Dicen, con razón, los funcionarios electorales que cada proceso electoral es diferente. Encuentran nuevos retos y desafíos para su preparación y ejecución. Esto es así, como proceso político el electoral requiere la participación de un número muy relevante de actores y, en consecuencia, provoca muchas pasiones.
Además, con cierta frecuencia las reglas institucionales suelen ser rebasadas por normas no escritas que, de pronto, se modifican simplemente a partir de las decisiones que adoptan los actores políticos. Esto viene al caso, pues se han iniciado los procesos de designación de candidatas y candidatos de Morena a las ocho gubernaturas y a la Jefatura de Gobierno de la Ciudad de México, que se elegirán simultáneamente con la elección federal del próximo año.
Esto sin que en ninguno de los estados, ni en la capital del país hayan iniciado formalmente los procesos electorales. Por lo visto se tratará de procesos álgidos que se dirimirán con las reglas establecidas por la dirigencia nacional morenista, pero que no replican lo que se llevó a cabo para elegir a la coordinadora de la defensa de la cuatro T (que en realidad es la candidata presidencial de ese partido).
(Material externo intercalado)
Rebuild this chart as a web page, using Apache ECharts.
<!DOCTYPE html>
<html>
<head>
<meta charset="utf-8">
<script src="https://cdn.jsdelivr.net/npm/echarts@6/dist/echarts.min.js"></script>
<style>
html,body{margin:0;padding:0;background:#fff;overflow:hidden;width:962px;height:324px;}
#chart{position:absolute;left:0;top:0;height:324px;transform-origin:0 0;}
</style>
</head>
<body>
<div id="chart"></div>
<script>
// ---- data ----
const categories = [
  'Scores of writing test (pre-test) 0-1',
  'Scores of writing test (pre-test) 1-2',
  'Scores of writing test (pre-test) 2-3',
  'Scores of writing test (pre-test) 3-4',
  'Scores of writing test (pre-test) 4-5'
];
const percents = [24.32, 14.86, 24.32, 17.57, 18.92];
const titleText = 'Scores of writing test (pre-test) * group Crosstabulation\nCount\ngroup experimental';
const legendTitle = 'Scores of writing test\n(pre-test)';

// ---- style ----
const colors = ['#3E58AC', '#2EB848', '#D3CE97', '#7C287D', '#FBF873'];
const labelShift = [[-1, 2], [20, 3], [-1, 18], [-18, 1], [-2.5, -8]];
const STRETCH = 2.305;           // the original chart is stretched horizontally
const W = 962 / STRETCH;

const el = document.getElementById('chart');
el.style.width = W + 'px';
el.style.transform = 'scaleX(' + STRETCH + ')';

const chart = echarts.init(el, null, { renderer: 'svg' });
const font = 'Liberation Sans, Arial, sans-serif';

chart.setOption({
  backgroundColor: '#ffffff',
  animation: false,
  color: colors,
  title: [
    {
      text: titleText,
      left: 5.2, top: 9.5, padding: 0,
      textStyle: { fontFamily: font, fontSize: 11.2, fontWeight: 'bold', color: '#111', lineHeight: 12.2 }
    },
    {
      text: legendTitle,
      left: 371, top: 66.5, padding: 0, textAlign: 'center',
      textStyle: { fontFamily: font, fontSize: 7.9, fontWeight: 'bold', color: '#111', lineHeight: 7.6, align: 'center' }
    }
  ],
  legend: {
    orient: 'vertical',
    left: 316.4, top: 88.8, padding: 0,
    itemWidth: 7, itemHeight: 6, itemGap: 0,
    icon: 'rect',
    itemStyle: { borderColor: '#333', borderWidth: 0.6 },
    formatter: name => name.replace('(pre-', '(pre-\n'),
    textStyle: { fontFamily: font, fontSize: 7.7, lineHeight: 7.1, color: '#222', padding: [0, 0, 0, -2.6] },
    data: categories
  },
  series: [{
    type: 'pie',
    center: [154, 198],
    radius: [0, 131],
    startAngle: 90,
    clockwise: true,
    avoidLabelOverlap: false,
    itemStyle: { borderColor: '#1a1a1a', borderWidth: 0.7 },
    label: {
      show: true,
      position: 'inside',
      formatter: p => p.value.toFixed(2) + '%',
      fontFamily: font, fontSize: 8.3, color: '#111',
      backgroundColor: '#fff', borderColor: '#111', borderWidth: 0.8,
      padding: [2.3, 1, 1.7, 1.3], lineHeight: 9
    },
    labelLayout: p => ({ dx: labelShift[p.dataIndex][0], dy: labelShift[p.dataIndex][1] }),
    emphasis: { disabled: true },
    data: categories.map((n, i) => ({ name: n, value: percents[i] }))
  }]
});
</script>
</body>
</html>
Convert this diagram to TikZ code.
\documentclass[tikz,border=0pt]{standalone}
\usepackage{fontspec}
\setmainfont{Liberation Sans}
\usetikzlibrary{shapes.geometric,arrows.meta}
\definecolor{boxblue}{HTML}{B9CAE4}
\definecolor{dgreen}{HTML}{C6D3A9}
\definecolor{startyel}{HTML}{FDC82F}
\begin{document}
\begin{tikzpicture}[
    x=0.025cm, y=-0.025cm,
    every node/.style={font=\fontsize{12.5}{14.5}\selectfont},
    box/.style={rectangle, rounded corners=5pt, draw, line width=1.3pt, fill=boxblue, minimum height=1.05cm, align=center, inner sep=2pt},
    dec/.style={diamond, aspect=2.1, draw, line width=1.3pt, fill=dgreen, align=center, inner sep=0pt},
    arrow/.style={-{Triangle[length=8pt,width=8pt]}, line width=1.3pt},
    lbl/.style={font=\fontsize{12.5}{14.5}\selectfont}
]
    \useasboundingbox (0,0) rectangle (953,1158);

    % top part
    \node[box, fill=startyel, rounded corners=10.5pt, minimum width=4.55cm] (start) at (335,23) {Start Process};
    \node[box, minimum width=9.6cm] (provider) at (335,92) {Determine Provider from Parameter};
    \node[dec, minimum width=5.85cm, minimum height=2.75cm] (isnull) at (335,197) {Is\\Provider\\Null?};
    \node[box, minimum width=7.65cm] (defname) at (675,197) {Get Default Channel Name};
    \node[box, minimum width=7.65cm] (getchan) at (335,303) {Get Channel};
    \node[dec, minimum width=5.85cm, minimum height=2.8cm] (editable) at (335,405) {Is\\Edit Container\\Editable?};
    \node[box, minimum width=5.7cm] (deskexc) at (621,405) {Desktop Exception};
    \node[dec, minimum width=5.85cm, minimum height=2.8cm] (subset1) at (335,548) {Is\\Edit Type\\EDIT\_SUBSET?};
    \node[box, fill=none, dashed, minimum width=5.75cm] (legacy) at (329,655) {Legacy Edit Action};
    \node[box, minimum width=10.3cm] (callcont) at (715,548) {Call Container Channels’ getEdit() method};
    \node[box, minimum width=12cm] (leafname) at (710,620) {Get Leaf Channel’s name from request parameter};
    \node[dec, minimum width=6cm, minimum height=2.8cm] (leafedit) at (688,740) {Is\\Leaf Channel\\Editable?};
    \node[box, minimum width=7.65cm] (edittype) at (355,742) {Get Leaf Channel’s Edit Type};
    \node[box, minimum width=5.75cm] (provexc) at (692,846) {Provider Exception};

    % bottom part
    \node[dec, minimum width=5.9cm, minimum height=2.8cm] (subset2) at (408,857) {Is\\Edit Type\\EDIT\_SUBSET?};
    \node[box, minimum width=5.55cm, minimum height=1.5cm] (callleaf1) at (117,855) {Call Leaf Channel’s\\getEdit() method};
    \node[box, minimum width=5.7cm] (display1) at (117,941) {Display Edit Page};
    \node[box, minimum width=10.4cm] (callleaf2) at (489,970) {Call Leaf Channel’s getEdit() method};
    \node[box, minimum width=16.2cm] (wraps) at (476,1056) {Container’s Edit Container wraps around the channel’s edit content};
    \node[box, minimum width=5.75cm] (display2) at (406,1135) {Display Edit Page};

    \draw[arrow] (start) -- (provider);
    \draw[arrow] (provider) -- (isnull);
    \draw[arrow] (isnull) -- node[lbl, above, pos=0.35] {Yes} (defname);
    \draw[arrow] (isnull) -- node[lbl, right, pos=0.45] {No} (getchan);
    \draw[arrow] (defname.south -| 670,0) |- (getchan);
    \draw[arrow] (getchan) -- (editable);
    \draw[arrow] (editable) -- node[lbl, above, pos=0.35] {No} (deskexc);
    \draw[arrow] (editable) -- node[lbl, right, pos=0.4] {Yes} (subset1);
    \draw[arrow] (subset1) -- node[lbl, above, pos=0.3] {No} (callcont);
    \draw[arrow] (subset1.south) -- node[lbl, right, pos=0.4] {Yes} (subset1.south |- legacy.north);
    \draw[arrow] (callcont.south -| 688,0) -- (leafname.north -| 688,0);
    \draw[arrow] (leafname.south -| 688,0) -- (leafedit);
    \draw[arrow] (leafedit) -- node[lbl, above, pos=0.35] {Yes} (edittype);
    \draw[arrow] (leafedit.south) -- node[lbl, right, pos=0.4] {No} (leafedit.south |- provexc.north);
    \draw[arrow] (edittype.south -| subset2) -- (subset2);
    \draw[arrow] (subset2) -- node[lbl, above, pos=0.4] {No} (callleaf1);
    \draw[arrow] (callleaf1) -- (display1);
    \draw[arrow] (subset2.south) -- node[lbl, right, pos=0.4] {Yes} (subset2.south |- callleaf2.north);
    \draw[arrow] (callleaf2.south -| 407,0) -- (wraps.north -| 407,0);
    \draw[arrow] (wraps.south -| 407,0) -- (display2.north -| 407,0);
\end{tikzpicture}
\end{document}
En algunas entidades el activismo de las personas interesadas en esas candidaturas inició hace varios meses y se puede presumir que en caso de ser elegidas por su partido, tendrán que resolver el nada fácil problema de justificar inversiones muy elevadas en propaganda e incluso en mensajes a través de la radio.
En esa materia el INE y los institutos electorales de las nueve entidades deberán tomar decisiones para intentar fiscalizar una gran cantidad de recursos que no encuentran justificación en la legislación vigente y que pueden llevar a situaciones de rebase de los gastos de precampaña. Ese escenario se torna más complejo, cuando se observa que ese tipo de violación legal se puede convertir en causal para negar el registro de las candidaturas.
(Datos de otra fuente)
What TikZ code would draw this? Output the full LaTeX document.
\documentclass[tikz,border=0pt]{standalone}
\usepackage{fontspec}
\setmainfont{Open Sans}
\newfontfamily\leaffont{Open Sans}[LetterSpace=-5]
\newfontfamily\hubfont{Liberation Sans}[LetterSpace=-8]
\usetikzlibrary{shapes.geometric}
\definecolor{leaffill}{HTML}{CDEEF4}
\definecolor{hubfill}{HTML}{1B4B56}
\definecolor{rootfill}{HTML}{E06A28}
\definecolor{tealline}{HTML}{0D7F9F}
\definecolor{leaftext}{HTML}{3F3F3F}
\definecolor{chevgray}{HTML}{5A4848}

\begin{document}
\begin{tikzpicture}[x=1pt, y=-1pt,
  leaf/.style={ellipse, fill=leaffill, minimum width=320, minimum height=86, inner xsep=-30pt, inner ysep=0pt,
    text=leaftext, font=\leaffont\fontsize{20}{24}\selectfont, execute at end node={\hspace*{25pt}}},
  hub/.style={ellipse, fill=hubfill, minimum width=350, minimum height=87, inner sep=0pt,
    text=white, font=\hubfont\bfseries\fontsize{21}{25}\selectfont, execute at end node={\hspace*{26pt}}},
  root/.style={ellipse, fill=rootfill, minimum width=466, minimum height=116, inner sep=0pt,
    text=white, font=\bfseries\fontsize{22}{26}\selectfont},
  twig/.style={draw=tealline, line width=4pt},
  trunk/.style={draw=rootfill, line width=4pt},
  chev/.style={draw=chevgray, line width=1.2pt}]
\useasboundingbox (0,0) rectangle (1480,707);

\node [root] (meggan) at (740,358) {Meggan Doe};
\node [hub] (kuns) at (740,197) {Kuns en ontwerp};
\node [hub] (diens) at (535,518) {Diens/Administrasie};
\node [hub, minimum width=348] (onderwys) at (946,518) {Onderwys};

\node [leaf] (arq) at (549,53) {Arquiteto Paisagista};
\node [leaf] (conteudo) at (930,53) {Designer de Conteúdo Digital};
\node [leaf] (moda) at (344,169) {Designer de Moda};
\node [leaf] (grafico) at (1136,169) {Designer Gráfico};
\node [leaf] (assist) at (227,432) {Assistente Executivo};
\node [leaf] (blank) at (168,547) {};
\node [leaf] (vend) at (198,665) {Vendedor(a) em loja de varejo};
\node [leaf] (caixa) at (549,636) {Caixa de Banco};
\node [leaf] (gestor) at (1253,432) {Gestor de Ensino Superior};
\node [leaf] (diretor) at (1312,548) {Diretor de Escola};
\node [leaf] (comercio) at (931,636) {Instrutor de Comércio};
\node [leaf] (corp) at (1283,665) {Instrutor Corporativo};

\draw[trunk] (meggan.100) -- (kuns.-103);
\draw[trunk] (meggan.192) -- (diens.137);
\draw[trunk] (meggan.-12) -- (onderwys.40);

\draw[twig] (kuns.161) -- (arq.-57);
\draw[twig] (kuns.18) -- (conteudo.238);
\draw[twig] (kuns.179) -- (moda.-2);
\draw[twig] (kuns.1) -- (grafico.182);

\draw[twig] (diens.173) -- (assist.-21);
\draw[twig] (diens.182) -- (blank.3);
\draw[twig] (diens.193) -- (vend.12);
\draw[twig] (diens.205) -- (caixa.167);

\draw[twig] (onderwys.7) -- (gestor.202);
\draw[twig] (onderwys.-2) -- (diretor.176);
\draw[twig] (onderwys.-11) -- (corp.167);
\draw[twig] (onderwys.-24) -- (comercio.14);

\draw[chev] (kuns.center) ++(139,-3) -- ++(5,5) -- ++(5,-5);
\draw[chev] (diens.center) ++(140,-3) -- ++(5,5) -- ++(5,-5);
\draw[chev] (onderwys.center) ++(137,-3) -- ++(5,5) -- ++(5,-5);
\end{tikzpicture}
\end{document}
Las pasiones que han desatado los adelantados procesos de selección de candidaturas del partido que se encuentra en el gobierno pueden producir un muy alto nivel de litigiosidad, en el que el INE, los institutos y los tribunales electorales locales, y el Tribunal Electoral del Poder Judicial de la Federación deberán desplegar sus capacidades de arbitraje ante situaciones que evidentemente desbordan a la normalidad institucional.
En clave de democracia esta situación se puede convertir en un arma de doble filo. Puede deslegitimar a los árbitros electorales; o puede consolidar la confianza ciudadana en el desempeño de esas instituciones. Lo primero no sólo es indeseable, puede terminar por profundizar la inconformidad de amplias capas de la sociedad con el funcionamiento de nuestra democracia. Lo segundo, puede actuar en sentido contrario; siempre que los actores políticos que resulten responsables y, en consecuencia, sean sancionados acaten las resoluciones.